Wenn man sich das heutige deutsche Krankensystem mit der Zweiteilung in gesetzliche und private Krankenversicherung anschaut, dann fragt man sich, warum gerade die beiden Parteien mit dem C im Namen immer noch auf dem mittelalterlichen Standpunkt von Herren und Knechten, von reich und arm, bestehen.
Das auf Bismarck beruhende System wurde früher in vielen europäischen Ländern übernommen. Heute hat es kein einziges europäisches Land mehr. Es wird außer in Deutschland weltweit nur noch in Chile angewendet. Warum wohl?
Es wird doppelt so viel operiert wie in Frankreich und England. Ja, sind die deutschen Herzkranzgefäße (in Klammern wird die Anzahl der deutschen Operationen zum OECD-Durchschnitt im Jahre 2015 angegeben: 295 zu 177), Hüftgelenke (295 zu 154), Knieprothesen (213 zu 122), Brusterhaltung (232 zu 108) und Augen (178 zu 118) schlechter als in England und Frankreich? Dann wäre ja das deutsche Gesundheitssystem a priori miserabel.

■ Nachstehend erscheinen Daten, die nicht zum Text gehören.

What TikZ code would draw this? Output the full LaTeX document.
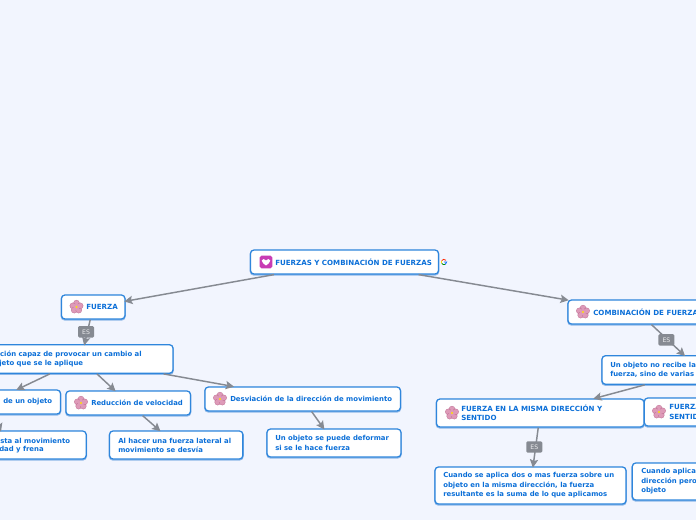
\documentclass[tikz,border=0pt]{standalone}
\usepackage{fontspec}
\setmainfont{DejaVu Sans}
\usetikzlibrary{arrows.meta}
\definecolor{bg}{HTML}{F2F5FE}
\definecolor{edge}{HTML}{2F86DC}
\definecolor{shad}{HTML}{8FB8E8}
\definecolor{ink}{HTML}{0B6FD8}
\definecolor{conn}{HTML}{868A92}
\definecolor{petal}{HTML}{DE9AB8}
\definecolor{petald}{HTML}{B9668C}
\definecolor{heartbg}{HTML}{C83CB4}
\tikzset{
  x=0.75pt,y=-0.75pt,
  box/.style={draw=edge,fill=white,line width=0.95pt,rounded corners=2.6pt,inner sep=0pt,
    preaction={draw=shad,line width=1.3pt,transform canvas={yshift=-0.6pt}}},
  txt/.style={anchor=west,text=ink,inner sep=0pt,align=left,font=\fontsize{5.17}{7.1}\selectfont\bfseries},
  caps/.style={txt,font=\fontsize{5.32}{7.1}\selectfont\bfseries},
  link/.style={draw=conn,line width=1.1pt,shorten >=-1pt,-{Stealth[length=6.2pt,width=6.2pt,inset=1.2pt]}},
  esbox/.style={fill=conn,rounded corners=1pt,text=white!85!conn,inner sep=0pt,minimum width=12pt,minimum height=8.6pt,xshift=-1pt,font=\fontsize{4.6}{5}\selectfont},
  pics/flower/.style={code={
    \foreach \a in {90,162,234,306,18}{\fill[petal,draw=petald,line width=.2pt] (\a:2.9pt) circle (2.25pt);}
    \fill[petal] (0,0) circle (2.4pt);
    \fill[yellow!85!orange] (0,0) circle (.8pt);
  }},
  pics/heart/.style={code={
    \fill[rounded corners=1.2pt,fill=heartbg] (-4.7pt,-4.7pt) rectangle (4.7pt,4.7pt);
    \fill[white] (0,-2.6pt) .. controls (-1pt,-1.6pt) and (-3.4pt,-0.6pt) .. (-3.2pt,1pt)
      .. controls (-3.1pt,2.6pt) and (-0.8pt,2.6pt) .. (0,1.2pt)
      .. controls (0.8pt,2.6pt) and (3.1pt,2.6pt) .. (3.2pt,1pt)
      .. controls (3.4pt,-0.6pt) and (1pt,-1.6pt) .. (0,-2.6pt) -- cycle;
  }},
}
\begin{document}
\begin{tikzpicture}
\fill[bg] (0,0) rectangle (696,520);
\useasboundingbox (0,0) rectangle (696,520);
\clip (0,0) rectangle (696,520);

% boxes
\node[box,minimum width=141pt,minimum height=18pt] (root) at (344.5,262) {};
\node[box,minimum width=47.6pt,minimum height=18pt] (fuerza) at (93.2,307) {};
\node[box,minimum width=138pt,minimum height=21.4pt] (def) at (81,359) {};
\node[box,minimum width=104.25pt,minimum height=18pt] (acel) at (-9,402) {};
\node[box,minimum width=93.4pt,minimum height=18pt] (redu) at (128.2,403) {};
\node[box,minimum width=146.6pt,minimum height=18pt] (desv) at (302.7,399) {};
\node[box,minimum width=121pt,minimum height=21pt] (sta) at (5.5,445) {};
\node[box,minimum width=100pt,minimum height=21pt] (hacer) at (176.2,445) {};
\node[box,minimum width=100.5pt,minimum height=21pt] (defo) at (334,443) {};
\node[box,minimum width=105pt,minimum height=18pt] (comb) at (638,312) {};
\node[box,minimum width=147pt,minimum height=21.4pt] (recibe) at (700,370) {};
\node[box,minimum width=155.6pt,minimum height=21pt] (misma) at (540.2,413) {};
\node[box,minimum width=130pt,minimum height=21pt] (opuesto) at (731,412) {};
\node[box,minimum width=143.2pt,minimum height=27.8pt] (suma) at (530.5,485.5) {};
\node[box,minimum width=130pt,minimum height=27.8pt] (cuando) at (719,481.5) {};

% connectors
\draw[link] (root) -- (fuerza);
\draw[link] (root) -- (comb);
\draw[link] (fuerza) -- node[esbox] (es1) {ES} (def);
\draw[link] (comb) -- node[esbox] (es2) {ES} (recibe);
\draw[link] (def) -- (acel);
\draw[link] (def) -- (redu);
\draw[link] (def) -- (desv);
\draw[link] (acel) -- (sta);
\draw[link] (redu) -- (hacer);
\draw[link] (desv) -- (defo);
\draw[link] (recibe) -- (misma);
\draw[link] (misma) -- node[esbox] (es3) {ES} (suma);

% icons
\pic at (266,262) {heart};
\pic at (76.5,307) {flower};
\pic at (81,403) {flower};
\pic at (220,399) {flower};
\pic at (583,312) {flower};
\pic at (452,413) {flower};
\pic at (659,412) {flower};

% google mark
\draw[line width=.6pt,red!70!orange] (444,262) ++(40:2pt) arc (40:150:2pt);
\draw[line width=.6pt,yellow!80!orange] (444,262) ++(150:2pt) arc (150:210:2pt);
\draw[line width=.6pt,green!55!black] (444,262) ++(210:2pt) arc (210:300:2pt);
\draw[line width=.6pt,blue!60!cyan] (444,262) ++(300:2pt) arc (300:360:2pt) -- ++(-2pt,0);

% texts
\node[caps] (t1) at (275,262) {FUERZAS Y COMBINACIÓN DE FUERZAS};
\node[caps] (t2) at (86,307) {FUERZA};
\node[txt,anchor=east] (t3) at (142,354.5) {ción capaz de provocar un cambio al};
\node[txt] (t3b) at (-1,363.5) {jeto que se le aplique};
\node[txt,anchor=east] (t4) at (52.5,402) {de un objeto};
\node[txt] (t5) at (91,403) {Reducción de velocidad};
\node[txt] (t6) at (230,399) {Desviación de la dirección de movimiento};
\node[txt] (t7) at (0,441) {sta al movimiento};
\node[txt] (t7b) at (-1,450) {dad y frena};
\node[txt] (t8) at (118,445.5) {Al hacer una fuerza lateral al\\movimiento se desvía};
\node[txt] (t9) at (275,443) {Un objeto se puede deformar\\si se le hace fuerza};
\node[caps] (t10) at (593,312) {COMBINACIÓN DE FUERZAS};
\node[txt] (t11) at (610,370) {Un objeto no recibe la\\fuerza, sino de varias};
\node[caps] (t12) at (461,413) {FUERZA EN LA MISMA DIRECCIÓN Y\\SENTIDO};
\node[caps] (t13) at (669,412) {FUERZA\\SENTIDO};
\node[txt] (t14) at (443,485.5) {Cuando se aplica dos o mas fuerza sobre un\\objeto en la misma dirección, la fuerza\\resultante es la suma de lo que aplicamos};
\node[txt] (t15) at (641,481.5) {Cuando aplica\\dirección pero\\objeto};
\end{tikzpicture}
\end{document}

Es liegt natürlich an den Fallpauschalen. Mit bestimmten Quartalszahlen können einige Chefärzte ihr Gehalt aufbessern und auch dem niedergelassenen Kollegen noch ein Zubrot für seinen Tipp zukommen lassen. Natürlich macht die Vielzahl der Operationen unser System besonders teuer – aber nicht besser.
Im OP-Atlas des WDR(19.06.2017) kann man lesen: »Große regionale Unterschiede: Warum werden in den alten Bundesländern deutlich mehr Kaiserschnitte gemacht als in den neuen? Warum werden erstaunlich viele Kniegelenksprothesen in Bayern eingebaut? Warum werden in Osthessen im Vergleich zum Bundesdurchschnitt fast dreimal mehr Menschen am Rücken operiert?«
Die deutsche Pharmaindustrie muss ihre Testergebnisse im Gegensatz zu den USA nicht veröffentlichen. Sie können im ersten Jahr bei Neumedikamenten den Preis selbst festsetzen. Manchmal werden Nuancen geändert und der Preis steigt um das Tausendfache ohne Mehrnutzen. Bei Generika gibt es Engpässe, weil sich der Vertrieb nicht mehr lohnt. Da könnte doch der Staat die Produktion übernehmen.
Viele Ärzte werden bei Diagnosen von Krankenkassen beeinflusst – und sollen die gesundheitliche Lage ihrer Patienten auf dem Papier schlechter darstellen, als sie ist. Die Gesetzesverschärfung, die das verhindern sollte, scheint zu verpuffen.
Die Zweiteilung in private und gesetzliche Versicherte ist nicht mehr zeitgemäß. Warum muss ein gesetzlich Versicherter zwei Wochen auf einen Facharzttermin warten? Warum muss die gesetzliche Krankenkasse einen Versicherten der Privaten Krankenkasse, der seine Beiträge nicht mehr bezahlen kann, subventionieren? Warum müssen wir in einem unsinnigen System Tausende von überflüssigen Operationen mitfinanzieren? Prof. Lauterbach von der SPD will ja mit der Bürgerversicherung nicht das ganze System über den Haufen werfen, sondern es an die Gegebenheiten anpassen.